By Jessica Easthope
The burner ignites and suddenly heaven’s not too far from Williamsburg, Brooklyn.
“Hearing all about Michael’s sauce and Rao’s sauce, Lidia’s sauce, I said, you know, maybe someday I’ll come out with my own sauce,” said Monsignor Jamie Gigantiello while at the stove in the rectory of Our Lady of Mt. Carmel Church.
The first shipment of Monsignor Jamie’s tomato sauce has just arrived and with one of the very first jars popped, pasta has found a perfect match.
The sauce Monsignor Jamie calls “a taste of heaven from Brooklyn” has been months in the making. He sourced a facility to jar it, and worked on getting the recipe he says he’s been making for decades just right and ready to be consumed by the masses.
With less than 10 fresh ingredients, it’s a blessed blend of delicious and nutritious.
“I grew up with this sauce. My mother made a simple sauce, a little garlic, some onion, some fresh tomatoes, some basil, a little oregano, a little salt and pepper and then you have your sauce and you simmer it. And the whole thing is to use fresh ingredients, these tomatoes are imported from Italy and that’s the key,” he said.
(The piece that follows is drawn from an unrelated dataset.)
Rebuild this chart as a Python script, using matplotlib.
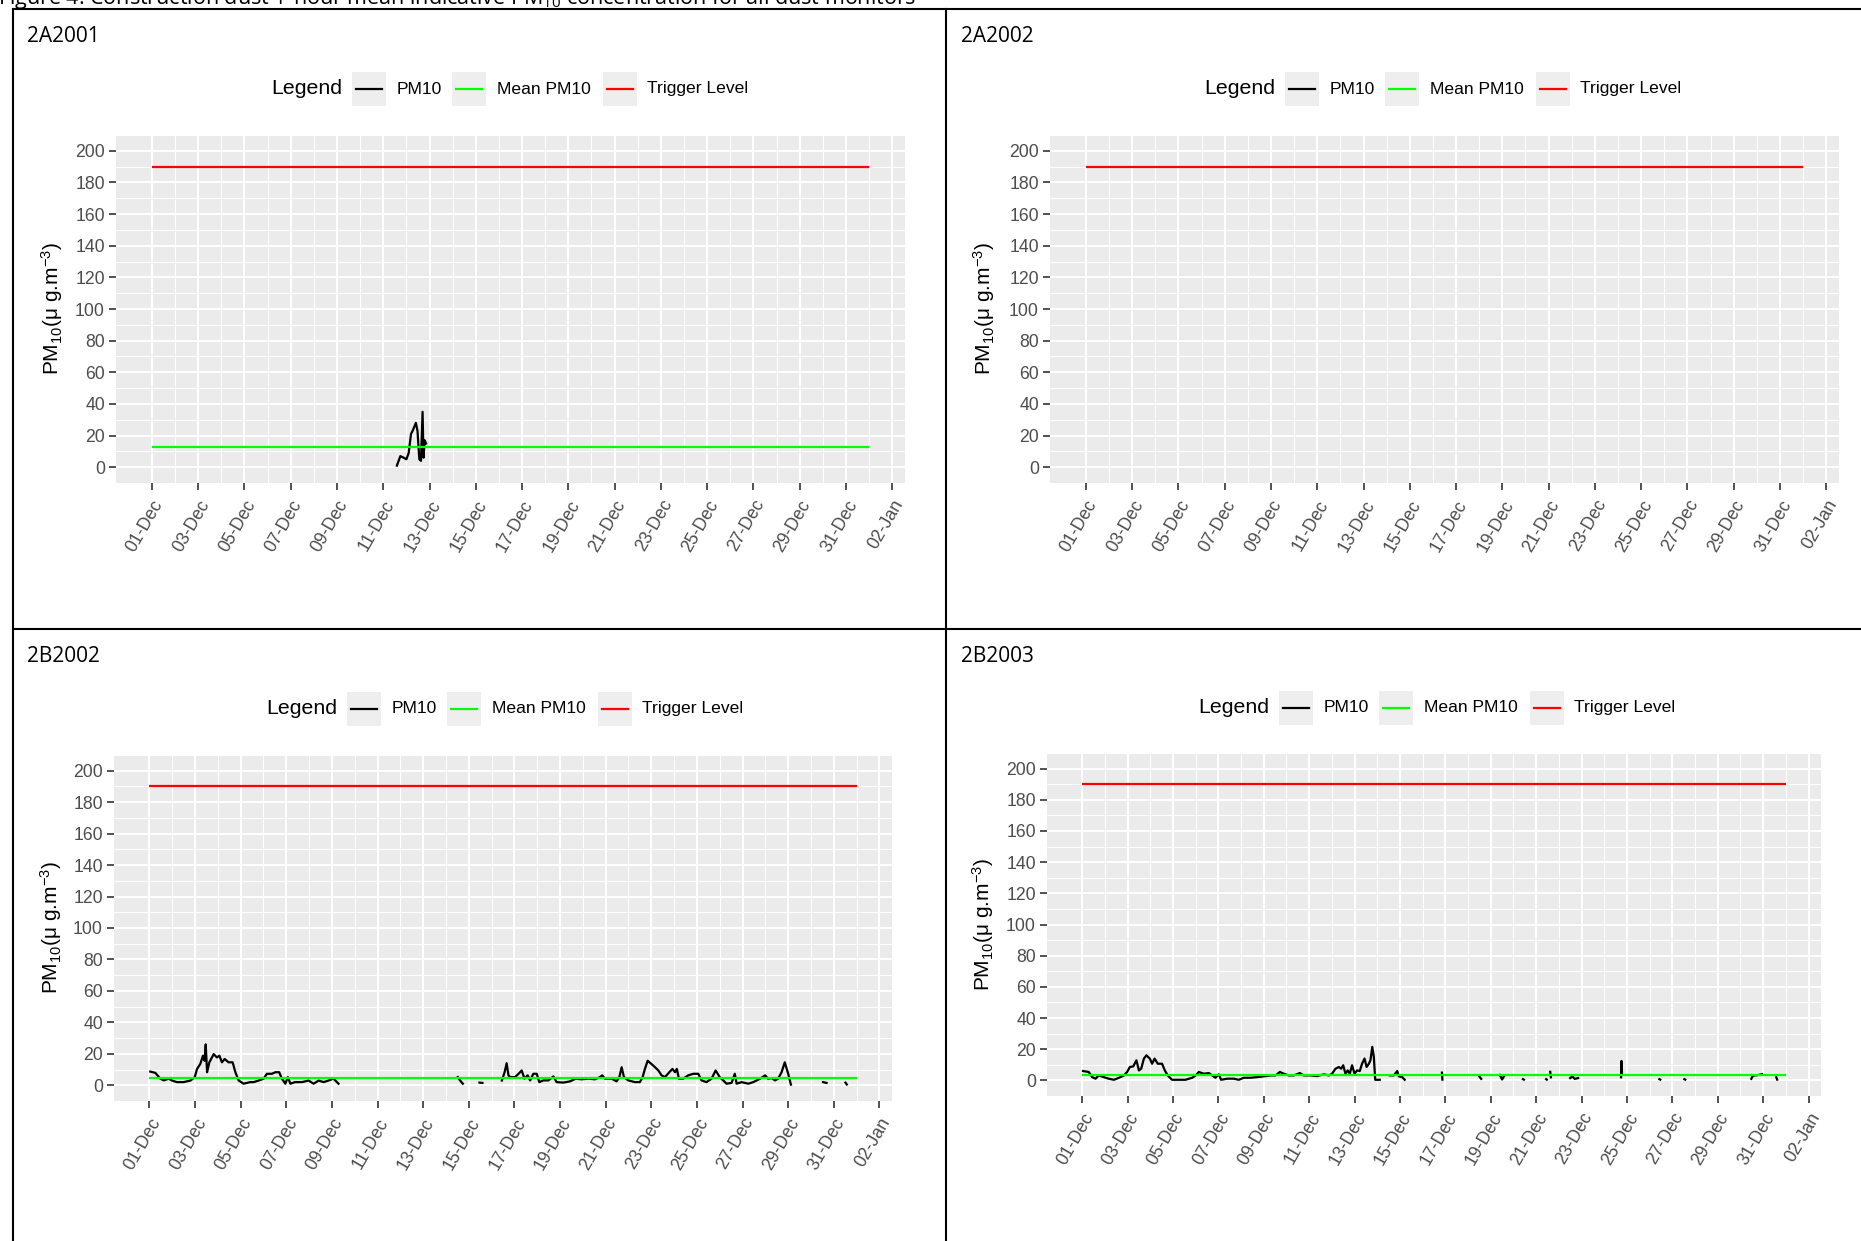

It sells for 10 dollars a jar, the cost goes to making more of it and marketing the sauce, one hundred percent of the profits go to causes close to Monsignor Jamie’s heart.
“Futures in Education is dear to my heart, I worked with it for 15 years, so part of it will go to Futures in Education, and another part of it will go to the Fratelli Tutti Foundation, which is one of the Holy Father’s new foundations that helps and alleviate poverty, famine, human trafficking throughout the world,” said Monsignor Jamie.
Monsignor Jamie’s sauce can be found in grocery stores around the Diocese of Brooklyn and will be sold at the Our Lady of Mt. Carmel feast which goes from until July 21.